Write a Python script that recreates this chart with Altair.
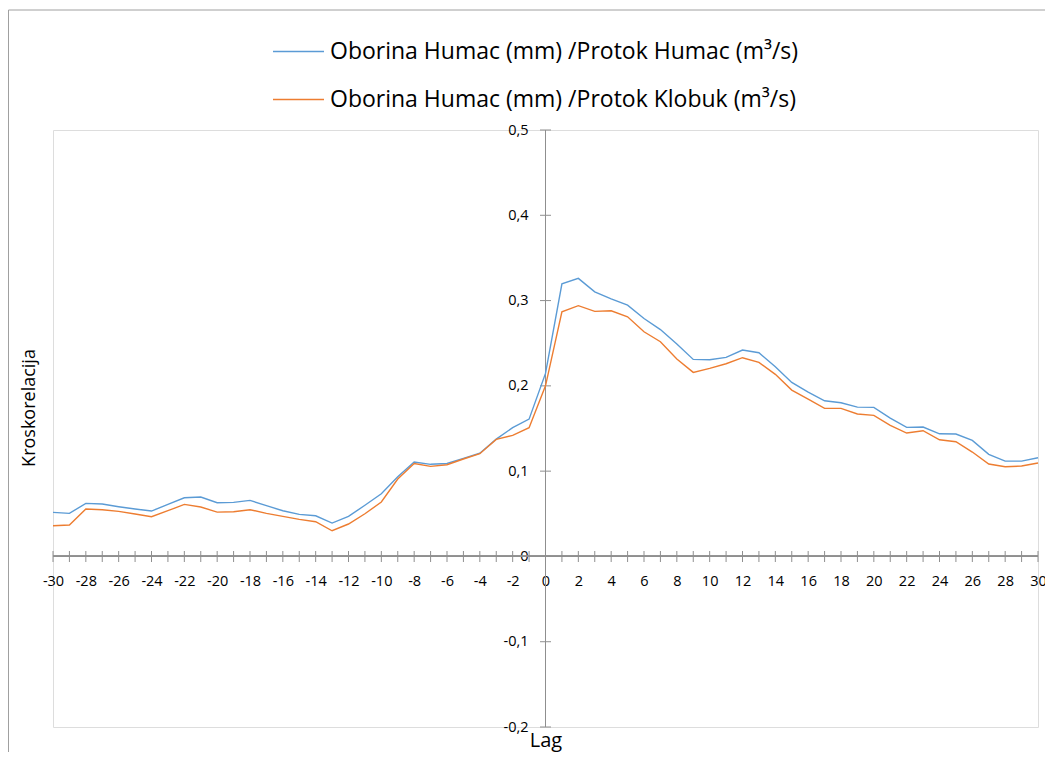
import altair as alt
import pandas as pd

lags = list(range(-30, 31))
lag_labels = list(range(-30, 31, 2))

humac = [0.0517, 0.0505, 0.0622, 0.0614, 0.0583, 0.0556, 0.0532, 0.061, 0.0688, 0.0696,
         0.063, 0.0634, 0.0657, 0.0595, 0.0536, 0.0493, 0.0477, 0.0391, 0.047, 0.060,
         0.0735, 0.0934, 0.1107, 0.108, 0.109, 0.115, 0.121, 0.1376, 0.151, 0.161,
         0.2146,
         0.3197, 0.326, 0.3103, 0.302, 0.2947, 0.279, 0.266, 0.249, 0.231, 0.2306,
         0.2334, 0.242, 0.2388, 0.2224, 0.204, 0.1927, 0.1825, 0.1802, 0.1751, 0.1748,
         0.1622, 0.1513, 0.1517, 0.1438, 0.1435, 0.136, 0.1197, 0.1118, 0.1118, 0.1157]

klobuk = [0.036, 0.0368, 0.0556, 0.0548, 0.0528, 0.0497, 0.0466, 0.0536, 0.061, 0.0579,
          0.052, 0.0524, 0.0548, 0.0505, 0.047, 0.0435, 0.0407, 0.0301, 0.038, 0.050,
          0.0638, 0.0907, 0.109, 0.1056, 0.1075, 0.1142, 0.1204, 0.1372, 0.142, 0.151,
          0.200,
          0.2869, 0.294, 0.2873, 0.288, 0.281, 0.2634, 0.2517, 0.2314, 0.2158, 0.2205,
          0.2259, 0.233, 0.2275, 0.2135, 0.195, 0.1845, 0.1736, 0.1736, 0.167, 0.1654,
          0.1537, 0.1447, 0.1474, 0.1368, 0.1345, 0.1224, 0.1083, 0.1052, 0.106, 0.1095]

series_names = ["Oborina Humac (mm) /Protok Humac  (m³/s)",
                "Oborina Humac (mm) /Protok Klobuk (m³/s)"]
series_colors = ["#5b9bd5", "#ed7d31"]
y_ticks = [-0.2, -0.1, 0.0, 0.1, 0.2, 0.3, 0.4, 0.5]

rows = []
for name, vals in zip(series_names, [humac, klobuk]):
    for l, v in zip(lags, vals):
        rows.append({"lag": l, "value": v, "series": name})
df = pd.DataFrame(rows)

FONT = "Open Sans"
AXC = "#8f8f8f"
W, H = 985, 597

xscale = alt.Scale(domain=[-30, 30], nice=False, zero=False)
yscale = alt.Scale(domain=[-0.2, 0.5], nice=False, zero=False)

xaxis = alt.Axis(values=lag_labels, title=None, domain=False, grid=False,
                 offset=-176.3, tickSize=11, tickOpacity=0,
                 labelExpr="toString(datum.value)",
                 labelPadding=13, labelFontSize=14.5, labelFont=FONT,
                 labelColor="#000000", labelOverlap=False, labelFlush=False,
                 labelBound=False)
yaxis = alt.Axis(values=y_ticks, title=None, domain=False, grid=False,
                 offset=-498, tickSize=11, tickOpacity=0,
                 labelExpr="replace(toString(round(datum.value*10)/10), '.', ',')",
                 labelPadding=12, labelFontSize=14.5, labelFont=FONT,
                 labelColor="#000000", labelOverlap=False, labelFlush=False)

lines = alt.Chart(df).mark_line(strokeWidth=1.4).encode(
    x=alt.X("lag:Q", scale=xscale, axis=xaxis),
    y=alt.Y("value:Q", scale=yscale, axis=yaxis),
    color=alt.Color("series:N",
                    scale=alt.Scale(domain=series_names, range=series_colors),
                    legend=alt.Legend(title=None, orient="none", legendX=219, legendY=-105,
                                      symbolType="stroke", symbolSize=2601,
                                      symbolStrokeWidth=1.5, labelOffset=5,
                                      labelFontSize=23, labelFont=FONT, labelColor="#000000",
                                      labelLimit=800, rowPadding=9, padding=0)),
)

yaxis_line = alt.Chart(df).mark_rule(color=AXC, strokeWidth=1).encode(
    x=alt.datum(0, scale=xscale, axis=xaxis))
xaxis_line = alt.Chart(df).mark_rule(color=AXC, strokeWidth=1).encode(
    y=alt.datum(0, scale=yscale, axis=yaxis))

xticks = alt.Chart(pd.DataFrame({"lag": lags})).mark_tick(
    orient="vertical", size=11, thickness=1, color=AXC, opacity=1
).encode(x=alt.X("lag:Q", scale=xscale, axis=xaxis),
         y=alt.datum(0, scale=yscale, axis=yaxis))

yticks = alt.Chart(pd.DataFrame({"v": y_ticks})).mark_tick(
    orient="horizontal", size=11, thickness=1, color=AXC, opacity=1
).encode(y=alt.Y("v:Q", scale=yscale, axis=yaxis),
         x=alt.datum(0, scale=xscale, axis=xaxis))

ytitle = alt.Chart(pd.DataFrame({"t": ["Kroskorelacija"]})).mark_text(
    angle=270, fontSize=18, font=FONT, color="#000000", align="center", baseline="middle"
).encode(text="t:N", x=alt.value(-23), y=alt.value(278))

xtitle = alt.Chart(pd.DataFrame({"t": ["Lag"]})).mark_text(
    fontSize=20, font=FONT, color="#000000", align="center", baseline="middle"
).encode(text="t:N", x=alt.value(493), y=alt.value(611))

outer_left = alt.Chart(pd.DataFrame({"a": [0]})).mark_rule(color="#a0a0a0", strokeWidth=1).encode(
    x=alt.value(-44.5), y=alt.value(-120), y2=alt.value(640))
outer_top = alt.Chart(pd.DataFrame({"a": [0]})).mark_rule(color="#a0a0a0", strokeWidth=1).encode(
    x=alt.value(-44.5), x2=alt.value(1000), y=alt.value(-120))

chart = alt.layer(yaxis_line, xaxis_line, xticks, yticks, lines, ytitle, xtitle,
                  outer_left, outer_top).properties(
    width=W, height=H,
    autosize=alt.AutoSizeParams(type="none"),
    padding={"left": 45, "top": 122, "right": 7, "bottom": 25},
).configure_view(stroke="#a6a6a6", strokeWidth=1).configure(background="white")

chart.save("out.html", embed_options={"renderer": "svg", "actions": False})
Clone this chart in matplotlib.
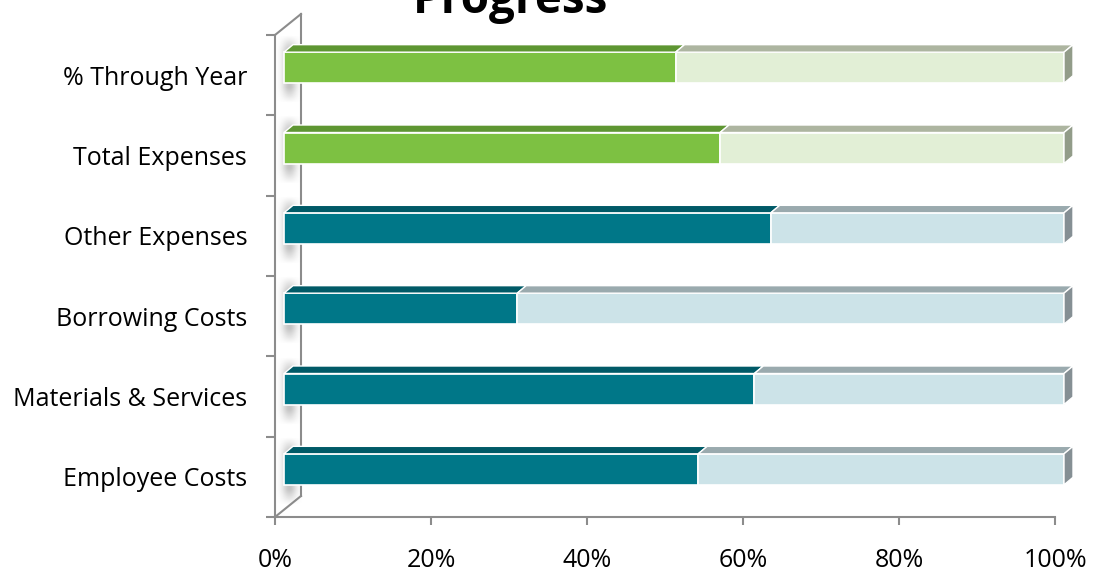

### Problem statement
Repeat the entries exactly and keep the pictures out of the copy.

### Right answer
Write a Python script that recreates this chart with Altair.
import altair as alt
import pandas as pd

lags = list(range(-30, 31))
lag_labels = list(range(-30, 31, 2))

humac = [0.0517, 0.0505, 0.0622, 0.0614, 0.0583, 0.0556, 0.0532, 0.061, 0.0688, 0.0696,
         0.063, 0.0634, 0.0657, 0.0595, 0.0536, 0.0493, 0.0477, 0.0391, 0.047, 0.060,
         0.0735, 0.0934, 0.1107, 0.108, 0.109, 0.115, 0.121, 0.1376, 0.151, 0.161,
         0.2146,
         0.3197, 0.326, 0.3103, 0.302, 0.2947, 0.279, 0.266, 0.249, 0.231, 0.2306,
         0.2334, 0.242, 0.2388, 0.2224, 0.204, 0.1927, 0.1825, 0.1802, 0.1751, 0.1748,
         0.1622, 0.1513, 0.1517, 0.1438, 0.1435, 0.136, 0.1197, 0.1118, 0.1118, 0.1157]

klobuk = [0.036, 0.0368, 0.0556, 0.0548, 0.0528, 0.0497, 0.0466, 0.0536, 0.061, 0.0579,
          0.052, 0.0524, 0.0548, 0.0505, 0.047, 0.0435, 0.0407, 0.0301, 0.038, 0.050,
          0.0638, 0.0907, 0.109, 0.1056, 0.1075, 0.1142, 0.1204, 0.1372, 0.142, 0.151,
          0.200,
          0.2869, 0.294, 0.2873, 0.288, 0.281, 0.2634, 0.2517, 0.2314, 0.2158, 0.2205,
          0.2259, 0.233, 0.2275, 0.2135, 0.195, 0.1845, 0.1736, 0.1736, 0.167, 0.1654,
          0.1537, 0.1447, 0.1474, 0.1368, 0.1345, 0.1224, 0.1083, 0.1052, 0.106, 0.1095]

series_names = ["Oborina Humac (mm) /Protok Humac  (m³/s)",
                "Oborina Humac (mm) /Protok Klobuk (m³/s)"]
series_colors = ["#5b9bd5", "#ed7d31"]
y_ticks = [-0.2, -0.1, 0.0, 0.1, 0.2, 0.3, 0.4, 0.5]

rows = []
for name, vals in zip(series_names, [humac, klobuk]):
    for l, v in zip(lags, vals):
        rows.append({"lag": l, "value": v, "series": name})
df = pd.DataFrame(rows)

FONT = "Open Sans"
AXC = "#8f8f8f"
W, H = 985, 597

xscale = alt.Scale(domain=[-30, 30], nice=False, zero=False)
yscale = alt.Scale(domain=[-0.2, 0.5], nice=False, zero=False)

xaxis = alt.Axis(values=lag_labels, title=None, domain=False, grid=False,
                 offset=-176.3, tickSize=11, tickOpacity=0,
                 labelExpr="toString(datum.value)",
                 labelPadding=13, labelFontSize=14.5, labelFont=FONT,
                 labelColor="#000000", labelOverlap=False, labelFlush=False,
                 labelBound=False)
yaxis = alt.Axis(values=y_ticks, title=None, domain=False, grid=False,
                 offset=-498, tickSize=11, tickOpacity=0,
                 labelExpr="replace(toString(round(datum.value*10)/10), '.', ',')",
                 labelPadding=12, labelFontSize=14.5, labelFont=FONT,
                 labelColor="#000000", labelOverlap=False, labelFlush=False)

lines = alt.Chart(df).mark_line(strokeWidth=1.4).encode(
    x=alt.X("lag:Q", scale=xscale, axis=xaxis),
    y=alt.Y("value:Q", scale=yscale, axis=yaxis),
    color=alt.Color("series:N",
                    scale=alt.Scale(domain=series_names, range=series_colors),
                    legend=alt.Legend(title=None, orient="none", legendX=219, legendY=-105,
                                      symbolType="stroke", symbolSize=2601,
                                      symbolStrokeWidth=1.5, labelOffset=5,
                                      labelFontSize=23, labelFont=FONT, labelColor="#000000",
                                      labelLimit=800, rowPadding=9, padding=0)),
)

yaxis_line = alt.Chart(df).mark_rule(color=AXC, strokeWidth=1).encode(
    x=alt.datum(0, scale=xscale, axis=xaxis))
xaxis_line = alt.Chart(df).mark_rule(color=AXC, strokeWidth=1).encode(
    y=alt.datum(0, scale=yscale, axis=yaxis))

xticks = alt.Chart(pd.DataFrame({"lag": lags})).mark_tick(
    orient="vertical", size=11, thickness=1, color=AXC, opacity=1
).encode(x=alt.X("lag:Q", scale=xscale, axis=xaxis),
         y=alt.datum(0, scale=yscale, axis=yaxis))

yticks = alt.Chart(pd.DataFrame({"v": y_ticks})).mark_tick(
    orient="horizontal", size=11, thickness=1, color=AXC, opacity=1
).encode(y=alt.Y("v:Q", scale=yscale, axis=yaxis),
         x=alt.datum(0, scale=xscale, axis=xaxis))

ytitle = alt.Chart(pd.DataFrame({"t": ["Kroskorelacija"]})).mark_text(
    angle=270, fontSize=18, font=FONT, color="#000000", align="center", baseline="middle"
).encode(text="t:N", x=alt.value(-23), y=alt.value(278))

xtitle = alt.Chart(pd.DataFrame({"t": ["Lag"]})).mark_text(
    fontSize=20, font=FONT, color="#000000", align="center", baseline="middle"
).encode(text="t:N", x=alt.value(493), y=alt.value(611))

outer_left = alt.Chart(pd.DataFrame({"a": [0]})).mark_rule(color="#a0a0a0", strokeWidth=1).encode(
    x=alt.value(-44.5), y=alt.value(-120), y2=alt.value(640))
outer_top = alt.Chart(pd.DataFrame({"a": [0]})).mark_rule(color="#a0a0a0", strokeWidth=1).encode(
    x=alt.value(-44.5), x2=alt.value(1000), y=alt.value(-120))

chart = alt.layer(yaxis_line, xaxis_line, xticks, yticks, lines, ytitle, xtitle,
                  outer_left, outer_top).properties(
    width=W, height=H,
    autosize=alt.AutoSizeParams(type="none"),
    padding={"left": 45, "top": 122, "right": 7, "bottom": 25},
).configure_view(stroke="#a6a6a6", strokeWidth=1).configure(background="white")

chart.save("out.html", embed_options={"renderer": "svg", "actions": False})
Clone this chart in matplotlib.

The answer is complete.